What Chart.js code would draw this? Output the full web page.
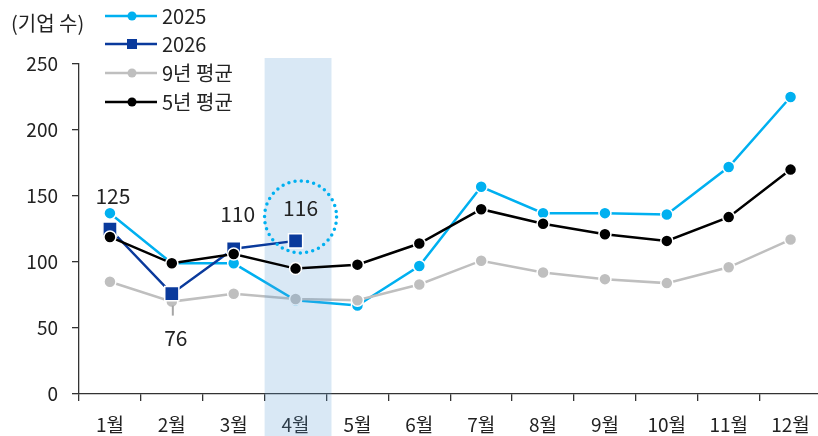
<!DOCTYPE html>
<html>
<head>
<meta charset="utf-8">
<script src="https://cdn.jsdelivr.net/npm/chart.js@4"></script>
<style>
  html, body { margin: 0; padding: 0; background: #fff; overflow: hidden; }
</style>
</head>
<body>
<canvas id="chart" width="833" height="436"></canvas>
<script>
var months = ['1월', '2월', '3월', '4월', '5월', '6월', '7월', '8월', '9월', '10월', '11월', '12월'];
var y2025 = [137, 99, 99, 71, 67, 97, 157, 137, 137, 136, 172, 225];
var y2026 = [125, 76, 110, 116, null, null, null, null, null, null, null, null];
var avg9 = [85, 70, 76, 72, 71, 83, 101, 92, 87, 84, 96, 117];
var avg5 = [119, 99, 106, 95, 98, 114, 140, 129, 121, 116, 134, 170];
var yTicks = [0, 50, 100, 150, 200, 250];
var seriesNames = ['2025', '2026', '9년 평균', '5년 평균'];
var seriesColors = ['#00B0F0', '#0A3A9C', '#BFBFBF', '#000000'];

var FONT = '"Noto Sans CJK KR", "Noto Sans", sans-serif';
var TEXT = '#222222';

var decor = {
  id: 'decor',
  // translucent band over 4월, drawn after the 9년 평균 series
  afterDatasetDraw: function (chart, args) {
    if (args.index !== 2) return;
    var c = chart.ctx, x = chart.scales.x;
    var step = x.getPixelForValue(1) - x.getPixelForValue(0);
    var left = x.getPixelForValue(3) - step / 2;
    c.save();
    c.fillStyle = 'rgba(91, 155, 213, 0.23)';
    c.fillRect(left, 58, step + 5, chart.height - 58);
    c.restore();
  },
  afterDatasetsDraw: function (chart) {
    var c = chart.ctx, x = chart.scales.x, y = chart.scales.y;
    c.save();
    // leader line for 76
    c.strokeStyle = '#A6A6A6';
    c.lineWidth = 2;
    c.beginPath();
    c.moveTo(x.getPixelForValue(1) + 1, y.getPixelForValue(avg9[1]) + 4);
    c.lineTo(x.getPixelForValue(1) + 1, y.getPixelForValue(avg9[1]) + 14);
    c.stroke();

    // labels for 2026
    c.fillStyle = TEXT;
    c.font = '21px ' + FONT;
    c.textAlign = 'center';
    c.textBaseline = 'middle';
    c.fillText(String(y2026[0]), x.getPixelForValue(0) + 3, y.getPixelForValue(y2026[0]) - 33);
    c.fillText(String(y2026[1]), x.getPixelForValue(1) + 4, y.getPixelForValue(y2026[1]) + 44);
    c.fillText(String(y2026[2]), x.getPixelForValue(2) + 4, y.getPixelForValue(y2026[2]) - 35);
    var cx = x.getPixelForValue(3) + 5, cy = y.getPixelForValue(y2026[3]) - 24;
    c.fillText(String(y2026[3]), cx, cy - 9);

    // dotted circle
    c.strokeStyle = '#00B0F0';
    c.lineWidth = 3.5;
    c.lineCap = 'round';
    c.setLineDash([0, 6.3]);
    c.beginPath();
    c.arc(cx, cy, 36, 0, Math.PI * 2);
    c.stroke();
    c.setLineDash([]);

    // legend
    c.textAlign = 'left';
    c.font = '20px ' + FONT;
    c.fillText('(기업 수)', 11, 23);
    var rows = [16, 44, 73, 102];
    for (var i = 0; i < 4; i++) {
      c.strokeStyle = seriesColors[i];
      c.lineWidth = 2.5;
      c.lineCap = 'butt';
      c.beginPath();
      c.moveTo(105, rows[i]);
      c.lineTo(157, rows[i]);
      c.stroke();
      c.fillStyle = seriesColors[i];
      if (i === 1) {
        c.fillRect(127, rows[i] - 5, 10, 10);
      } else {
        c.beginPath();
        c.arc(132, rows[i], 4.5, 0, Math.PI * 2);
        c.fill();
      }
      c.fillStyle = TEXT;
      c.fillText(seriesNames[i], 162, rows[i]);
    }
    c.restore();
  }
};

function lineSet(label, data, color, order, style, radius) {
  return {
    label: label,
    data: data,
    borderColor: color,
    backgroundColor: color,
    borderWidth: 2.5,
    pointStyle: style,
    pointRadius: radius,
    pointBorderColor: '#FFFFFF',
    pointBorderWidth: 1.5,
    spanGaps: false,
    tension: 0,
    order: order
  };
}

new Chart(document.getElementById('chart'), {
  type: 'line',
  data: {
    labels: months,
    datasets: [
      lineSet(seriesNames[0], y2025, seriesColors[0], 3, 'circle', 6),
      lineSet(seriesNames[1], y2026, seriesColors[1], 1, 'rect', 10),
      lineSet(seriesNames[2], avg9, seriesColors[2], 2, 'circle', 6),
      lineSet(seriesNames[3], avg5, seriesColors[3], 0, 'circle', 6)
    ]
  },
  options: {
    responsive: false,
    animation: false,
    layout: { padding: { top: 64, left: 0, right: 0, bottom: 0 } },
    plugins: { legend: { display: false }, tooltip: { enabled: false } },
    scales: {
      x: {
        offset: true,
        afterFit: function (axis) { axis.height = 42; },
        grid: { offset: true, drawOnChartArea: false, drawTicks: true, tickLength: 7, color: '#333', lineWidth: 1.3 },
        border: { color: '#333', width: 1.3 },
        ticks: { color: TEXT, font: { family: FONT, size: 19 }, padding: 12, maxRotation: 0 }
      },
      y: {
        min: 0,
        max: 250,
        afterBuildTicks: function (axis) {
          axis.ticks = yTicks.map(function (v) { return { value: v }; });
        },
        afterFit: function (axis) { axis.width = 79; },
        grid: { drawOnChartArea: false, drawTicks: true, tickLength: 7, color: '#333', lineWidth: 1.3 },
        border: { color: '#333', width: 1.3 },
        ticks: { color: TEXT, font: { family: FONT, size: 19 }, padding: 14 }
      }
    }
  },
  plugins: [decor]
});
</script>
</body>
</html>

## The problem
Copy the whole listing above word for word but do not carry over the pictures.

## Final result
What Chart.js code would draw this? Output the full web page.
<!DOCTYPE html>
<html>
<head>
<meta charset="utf-8">
<script src="https://cdn.jsdelivr.net/npm/chart.js@4"></script>
<style>
  html, body { margin: 0; padding: 0; background: #fff; overflow: hidden; }
</style>
</head>
<body>
<canvas id="chart" width="833" height="436"></canvas>
<script>
var months = ['1월', '2월', '3월', '4월', '5월', '6월', '7월', '8월', '9월', '10월', '11월', '12월'];
var y2025 = [137, 99, 99, 71, 67, 97, 157, 137, 137, 136, 172, 225];
var y2026 = [125, 76, 110, 116, null, null, null, null, null, null, null, null];
var avg9 = [85, 70, 76, 72, 71, 83, 101, 92, 87, 84, 96, 117];
var avg5 = [119, 99, 106, 95, 98, 114, 140, 129, 121, 116, 134, 170];
var yTicks = [0, 50, 100, 150, 200, 250];
var seriesNames = ['2025', '2026', '9년 평균', '5년 평균'];
var seriesColors = ['#00B0F0', '#0A3A9C', '#BFBFBF', '#000000'];

var FONT = '"Noto Sans CJK KR", "Noto Sans", sans-serif';
var TEXT = '#222222';

var decor = {
  id: 'decor',
  // translucent band over 4월, drawn after the 9년 평균 series
  afterDatasetDraw: function (chart, args) {
    if (args.index !== 2) return;
    var c = chart.ctx, x = chart.scales.x;
    var step = x.getPixelForValue(1) - x.getPixelForValue(0);
    var left = x.getPixelForValue(3) - step / 2;
    c.save();
    c.fillStyle = 'rgba(91, 155, 213, 0.23)';
    c.fillRect(left, 58, step + 5, chart.height - 58);
    c.restore();
  },
  afterDatasetsDraw: function (chart) {
    var c = chart.ctx, x = chart.scales.x, y = chart.scales.y;
    c.save();
    // leader line for 76
    c.strokeStyle = '#A6A6A6';
    c.lineWidth = 2;
    c.beginPath();
    c.moveTo(x.getPixelForValue(1) + 1, y.getPixelForValue(avg9[1]) + 4);
    c.lineTo(x.getPixelForValue(1) + 1, y.getPixelForValue(avg9[1]) + 14);
    c.stroke();

    // labels for 2026
    c.fillStyle = TEXT;
    c.font = '21px ' + FONT;
    c.textAlign = 'center';
    c.textBaseline = 'middle';
    c.fillText(String(y2026[0]), x.getPixelForValue(0) + 3, y.getPixelForValue(y2026[0]) - 33);
    c.fillText(String(y2026[1]), x.getPixelForValue(1) + 4, y.getPixelForValue(y2026[1]) + 44);
    c.fillText(String(y2026[2]), x.getPixelForValue(2) + 4, y.getPixelForValue(y2026[2]) - 35);
    var cx = x.getPixelForValue(3) + 5, cy = y.getPixelForValue(y2026[3]) - 24;
    c.fillText(String(y2026[3]), cx, cy - 9);

    // dotted circle
    c.strokeStyle = '#00B0F0';
    c.lineWidth = 3.5;
    c.lineCap = 'round';
    c.setLineDash([0, 6.3]);
    c.beginPath();
    c.arc(cx, cy, 36, 0, Math.PI * 2);
    c.stroke();
    c.setLineDash([]);

    // legend
    c.textAlign = 'left';
    c.font = '20px ' + FONT;
    c.fillText('(기업 수)', 11, 23);
    var rows = [16, 44, 73, 102];
    for (var i = 0; i < 4; i++) {
      c.strokeStyle = seriesColors[i];
      c.lineWidth = 2.5;
      c.lineCap = 'butt';
      c.beginPath();
      c.moveTo(105, rows[i]);
      c.lineTo(157, rows[i]);
      c.stroke();
      c.fillStyle = seriesColors[i];
      if (i === 1) {
        c.fillRect(127, rows[i] - 5, 10, 10);
      } else {
        c.beginPath();
        c.arc(132, rows[i], 4.5, 0, Math.PI * 2);
        c.fill();
      }
      c.fillStyle = TEXT;
      c.fillText(seriesNames[i], 162, rows[i]);
    }
    c.restore();
  }
};

function lineSet(label, data, color, order, style, radius) {
  return {
    label: label,
    data: data,
    borderColor: color,
    backgroundColor: color,
    borderWidth: 2.5,
    pointStyle: style,
    pointRadius: radius,
    pointBorderColor: '#FFFFFF',
    pointBorderWidth: 1.5,
    spanGaps: false,
    tension: 0,
    order: order
  };
}

new Chart(document.getElementById('chart'), {
  type: 'line',
  data: {
    labels: months,
    datasets: [
      lineSet(seriesNames[0], y2025, seriesColors[0], 3, 'circle', 6),
      lineSet(seriesNames[1], y2026, seriesColors[1], 1, 'rect', 10),
      lineSet(seriesNames[2], avg9, seriesColors[2], 2, 'circle', 6),
      lineSet(seriesNames[3], avg5, seriesColors[3], 0, 'circle', 6)
    ]
  },
  options: {
    responsive: false,
    animation: false,
    layout: { padding: { top: 64, left: 0, right: 0, bottom: 0 } },
    plugins: { legend: { display: false }, tooltip: { enabled: false } },
    scales: {
      x: {
        offset: true,
        afterFit: function (axis) { axis.height = 42; },
        grid: { offset: true, drawOnChartArea: false, drawTicks: true, tickLength: 7, color: '#333', lineWidth: 1.3 },
        border: { color: '#333', width: 1.3 },
        ticks: { color: TEXT, font: { family: FONT, size: 19 }, padding: 12, maxRotation: 0 }
      },
      y: {
        min: 0,
        max: 250,
        afterBuildTicks: function (axis) {
          axis.ticks = yTicks.map(function (v) { return { value: v }; });
        },
        afterFit: function (axis) { axis.width = 79; },
        grid: { drawOnChartArea: false, drawTicks: true, tickLength: 7, color: '#333', lineWidth: 1.3 },
        border: { color: '#333', width: 1.3 },
        ticks: { color: TEXT, font: { family: FONT, size: 19 }, padding: 14 }
      }
    }
  },
  plugins: [decor]
});
</script>
</body>
</html>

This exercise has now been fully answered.